#!liberate perl Huh?

#!/usr/bin/env perl

ecks.pl, a finger-coddling wrapper for tmux


Like all literate programs worth reading, this one begins with a story. Once, long ago, an enterprising young code monkey added this alias to his .zshrc:

alias x='tmux -2'

Why x, you ask? Well, t was already taken by some task list or another, but that’s neither here nor there.

For a while, life was good. The code monkey could hammer out x ls to view running sessions, x new -s something to start one, and x a -t something to attach a session.

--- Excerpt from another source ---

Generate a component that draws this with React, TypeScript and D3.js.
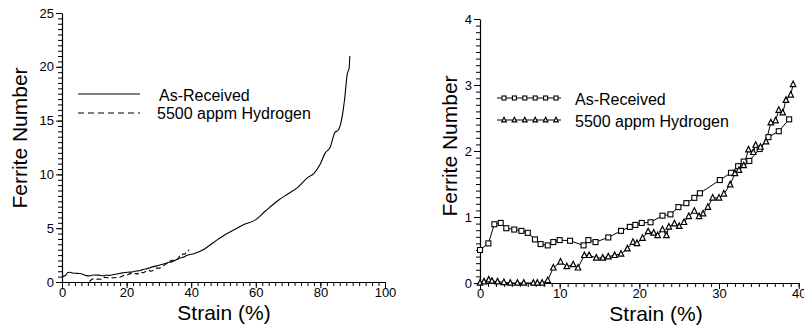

Eventually he got tired of that extra space. Not to mention having to remember which flag went with which command. Plus for some reason, having to type all three letters of “new” instead of “n” really bugged him. And so, being a diligent code monkey, he made them unnecessary.

alias xa='tmux -2 attach-session -t'
alias xn='tmux -2 new-session -s'

But in so doing, he had committed a cardinal sin of programming: duplication! Why three separate tmux-related aliases where one could suffice? Plus he was tired of having to think; discerning between x, xa and xn was neural energy this particular monkey would rather spend on code.

But Brendan, you may be thinking, aliases and dotfiles aren’t production code. It’s totally acceptable for them to be a jumbled mess. Healthy, even! Good for the soul!

You might think that. And depending on who you ask, you’re probably right. In fact, for many moons the three aliases stayed just like that. The code monkey was perfectly productive, and nobody died.

Inevitably, however, better judgment was trumped by the devious trio of laziness, impatience and hubris, and ecks.pl was born.

Chapter 1: Usage

To list all running sessions (tmux list-sessions):

$ x

To create a session named “hackery”, or attach to it if it already exists (tmux attach-session -t hackery || tmux new-session -s hackery):

$ x hackery

To create or attach a remote session using ssh:

$ x recon@mordor

That’s about it. Happy fingers!

Chapter 2: Implementation

I still have no idea what the Perl ritual actually does but it couldn’t hurt, right?

use warnings;
use strict;

We could perhaps read inputs from a config file or something, but that would be counterproductive in a tool oriented towards less typing.

my $tmux_command = "tmux -2";
my ($sessname) = @ARGV;

By default, just print current running sessions and early-out.

system("$tmux_command ls"), exit(0) unless $sessname;

Fun fact: this line gave me plenty of grief. It started with a && instead, after shell conventions, but it turns out that shell conventions are stupid, treating the success return value of 0 as “true” and nonzero as “false”. This makes for intuitive scripts but defies logic (literally); Perl (like C) does the exact opposite.

Anyway, if we did get a session name, read it and look for an @.

$sessname =~ /(\w+)(@(\w+))?/;
my $cmd =  "$tmux_command attach -t $1 || $tmux_command new-session -s $1";

We can target remote sessions by by adding @some-other-host.

if ($3) {
  system ("ssh $3 -t '$cmd'");

We can also load pre-baked named sessions with tmuxp.

elsif (-e "$1.tmux.yml") {
  system("which tmuxp && tmuxp load $1.tmux.yml") ;

Otherwise, attach or create as necessary.

else {

Chapter 3: Installation

You have roughly four options.

  1. curl http://luchenlabs.com/lp/ecks/ecks.pl -o /usr/local/bin/ecks.pl
  2. Download the source code in its raw form and “compile” it with Literati
  3. Download the raw source and run it ad-hoc with Liberate
  4. Download the raw source and use Notepad to fish out the indented bits. (Not recommended. For legacy purposes only.)


The lazy little code monkey, yours truly, gleefully deleted those nasty three lines from his aliases, which had since splintered off from his .zshrc, because sometimes we have to settle for bash, and that’s okay. We can’t always have everything we want. But we can try. And as long as we keep on trying, we just might be able to turn this:

alias x='tmux -2'
alias xn='tmux new-session -s'
alias xa='tmux attach-session -t'

Into this:

alias x='ecks.pl'

Which is just what the code monkey did. And he lived happily ever after.

I hope reading this has given you as much joy as writing it gave me. Perhaps, with time, the keystrokes it saves me will compensate for the fact that I turned a simple, concise Perl script into a sproinking novel.